##### Source data #####

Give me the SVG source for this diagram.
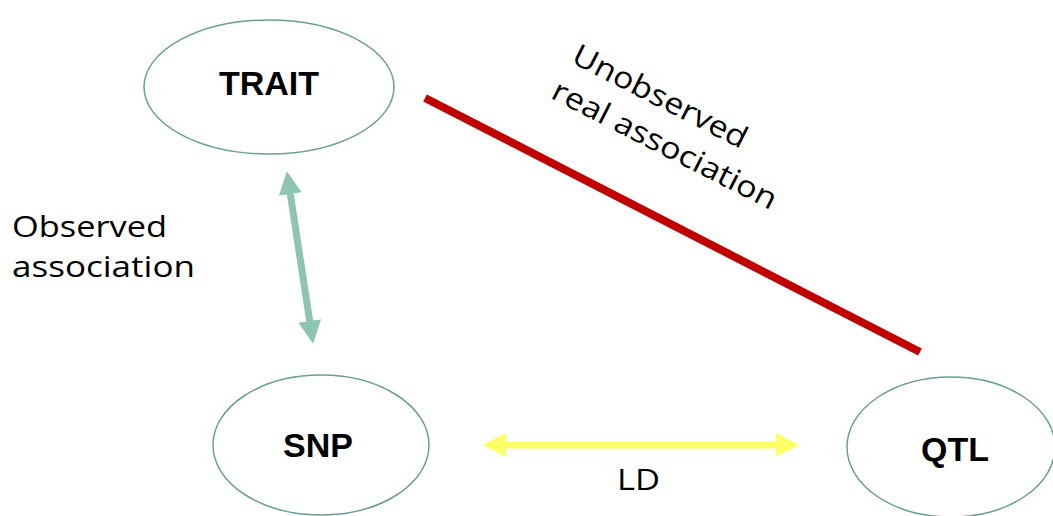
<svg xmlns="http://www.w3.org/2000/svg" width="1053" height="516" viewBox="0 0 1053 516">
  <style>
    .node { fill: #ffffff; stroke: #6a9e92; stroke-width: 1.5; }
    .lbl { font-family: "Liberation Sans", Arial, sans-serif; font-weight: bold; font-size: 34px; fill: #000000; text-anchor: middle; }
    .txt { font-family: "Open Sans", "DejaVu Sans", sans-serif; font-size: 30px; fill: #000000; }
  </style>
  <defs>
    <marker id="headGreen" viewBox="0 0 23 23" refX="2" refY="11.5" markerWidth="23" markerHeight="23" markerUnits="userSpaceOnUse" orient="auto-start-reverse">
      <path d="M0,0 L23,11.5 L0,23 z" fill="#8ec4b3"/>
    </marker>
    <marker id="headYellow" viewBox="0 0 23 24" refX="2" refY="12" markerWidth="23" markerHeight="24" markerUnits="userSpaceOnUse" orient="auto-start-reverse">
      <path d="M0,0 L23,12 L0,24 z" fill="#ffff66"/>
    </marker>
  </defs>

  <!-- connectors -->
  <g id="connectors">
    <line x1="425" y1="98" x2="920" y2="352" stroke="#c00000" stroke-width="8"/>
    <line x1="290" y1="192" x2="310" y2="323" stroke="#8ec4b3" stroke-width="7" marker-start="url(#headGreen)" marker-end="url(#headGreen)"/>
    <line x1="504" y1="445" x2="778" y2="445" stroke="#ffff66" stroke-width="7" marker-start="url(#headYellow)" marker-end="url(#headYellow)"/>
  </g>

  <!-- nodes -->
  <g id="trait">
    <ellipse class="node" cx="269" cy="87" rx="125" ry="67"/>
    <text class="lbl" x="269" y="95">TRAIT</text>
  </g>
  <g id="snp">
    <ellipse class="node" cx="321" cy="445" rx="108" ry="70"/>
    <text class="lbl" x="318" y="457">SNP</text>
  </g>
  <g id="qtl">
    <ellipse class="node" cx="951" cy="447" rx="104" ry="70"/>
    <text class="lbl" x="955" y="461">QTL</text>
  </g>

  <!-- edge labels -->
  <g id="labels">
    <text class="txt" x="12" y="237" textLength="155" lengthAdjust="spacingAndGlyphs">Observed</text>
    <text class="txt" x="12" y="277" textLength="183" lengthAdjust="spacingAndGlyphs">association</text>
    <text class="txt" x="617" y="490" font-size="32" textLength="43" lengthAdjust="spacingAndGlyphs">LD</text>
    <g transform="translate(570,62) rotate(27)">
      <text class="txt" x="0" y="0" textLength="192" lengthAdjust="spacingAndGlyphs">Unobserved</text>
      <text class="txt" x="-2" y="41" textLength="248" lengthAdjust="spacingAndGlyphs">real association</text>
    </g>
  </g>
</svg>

#####

§ Instructions for the task
Return the material word for word. Pictures are not part of the copy.

§ Written response
Give me the SVG source for this diagram.
<svg xmlns="http://www.w3.org/2000/svg" width="1053" height="516" viewBox="0 0 1053 516">
  <style>
    .node { fill: #ffffff; stroke: #6a9e92; stroke-width: 1.5; }
    .lbl { font-family: "Liberation Sans", Arial, sans-serif; font-weight: bold; font-size: 34px; fill: #000000; text-anchor: middle; }
    .txt { font-family: "Open Sans", "DejaVu Sans", sans-serif; font-size: 30px; fill: #000000; }
  </style>
  <defs>
    <marker id="headGreen" viewBox="0 0 23 23" refX="2" refY="11.5" markerWidth="23" markerHeight="23" markerUnits="userSpaceOnUse" orient="auto-start-reverse">
      <path d="M0,0 L23,11.5 L0,23 z" fill="#8ec4b3"/>
    </marker>
    <marker id="headYellow" viewBox="0 0 23 24" refX="2" refY="12" markerWidth="23" markerHeight="24" markerUnits="userSpaceOnUse" orient="auto-start-reverse">
      <path d="M0,0 L23,12 L0,24 z" fill="#ffff66"/>
    </marker>
  </defs>

  <!-- connectors -->
  <g id="connectors">
    <line x1="425" y1="98" x2="920" y2="352" stroke="#c00000" stroke-width="8"/>
    <line x1="290" y1="192" x2="310" y2="323" stroke="#8ec4b3" stroke-width="7" marker-start="url(#headGreen)" marker-end="url(#headGreen)"/>
    <line x1="504" y1="445" x2="778" y2="445" stroke="#ffff66" stroke-width="7" marker-start="url(#headYellow)" marker-end="url(#headYellow)"/>
  </g>

  <!-- nodes -->
  <g id="trait">
    <ellipse class="node" cx="269" cy="87" rx="125" ry="67"/>
    <text class="lbl" x="269" y="95">TRAIT</text>
  </g>
  <g id="snp">
    <ellipse class="node" cx="321" cy="445" rx="108" ry="70"/>
    <text class="lbl" x="318" y="457">SNP</text>
  </g>
  <g id="qtl">
    <ellipse class="node" cx="951" cy="447" rx="104" ry="70"/>
    <text class="lbl" x="955" y="461">QTL</text>
  </g>

  <!-- edge labels -->
  <g id="labels">
    <text class="txt" x="12" y="237" textLength="155" lengthAdjust="spacingAndGlyphs">Observed</text>
    <text class="txt" x="12" y="277" textLength="183" lengthAdjust="spacingAndGlyphs">association</text>
    <text class="txt" x="617" y="490" font-size="32" textLength="43" lengthAdjust="spacingAndGlyphs">LD</text>
    <g transform="translate(570,62) rotate(27)">
      <text class="txt" x="0" y="0" textLength="192" lengthAdjust="spacingAndGlyphs">Unobserved</text>
      <text class="txt" x="-2" y="41" textLength="248" lengthAdjust="spacingAndGlyphs">real association</text>
    </g>
  </g>
</svg>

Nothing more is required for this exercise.